The executive order signed on Tuesday by Trump was the fourth time he has bypassed federal law to prolong the deadline for the China-associated TikTok to sell its assets to an American company or face a ban. The original deadline set by Congress was Jan. 19 of this year, a day before Trump took the oath of office for his second term.

Trump was asked Tuesday about the framework deal he announced a day earlier and repeated that he would discuss TikTok with Chinese President Xi Jinping on Friday. He has said there are companies that want to buy the social media app owned by ByteDance and that details about its potential suitors would be announced soon.

“I hate to see value like that thrown out the window,” Trump said as he departed the White House, with his wife, first lady Melania Trump, for a state visit to the United Kingdom.

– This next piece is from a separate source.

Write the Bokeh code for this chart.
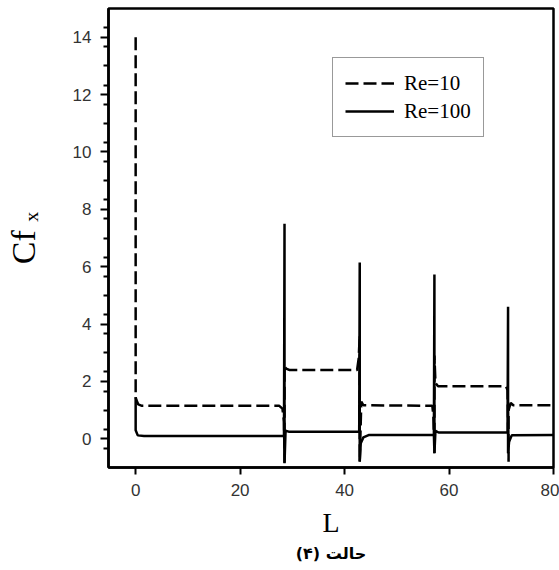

The framework came out of a meeting in Madrid that concluded Monday between U.S. Treasury Secretary Scott Bessent and Chinese Vice Premier He Lifeng, among other officials.

Bessent told reporters that the goal was to switch TikTok's assets to U.S. ownership for its operations in America, though he declined to discuss the details of the framework.

Li Chenggang, China’s international trade representative, told reporters the sides have reached “basic framework consensus” to cooperatively resolve TikTok-related issues, reduce investment barriers and promote related economic and trade cooperation.

The U.S. president warmed to TikTok and the prospect of keeping it alive under the belief that it helped him to win younger voters in the 2024 presidential election. Still, the law mandating its sale in the U.S. was premised on the possible security risks the app poses in its collection of data.

The prolonged negotiations between the U.S. and China over TikTok might ultimately mean little as its novelty has “slowly faded,” said Syracuse University political science professor Dimitar Gueorguiev in a statement.

“The U.S.–China deal on TikTok may look like a breakthrough, but it risks being a Pyrrhic victory,” Gueorguiev said. “Its famous algorithm, once seen as uniquely powerful, has lost much of its mystique—copycat efforts show that the secret was not the code itself but TikTok’s early-mover advantage and network effects. Any U.S. buyer is therefore purchasing market share and user base, not transformative technology.”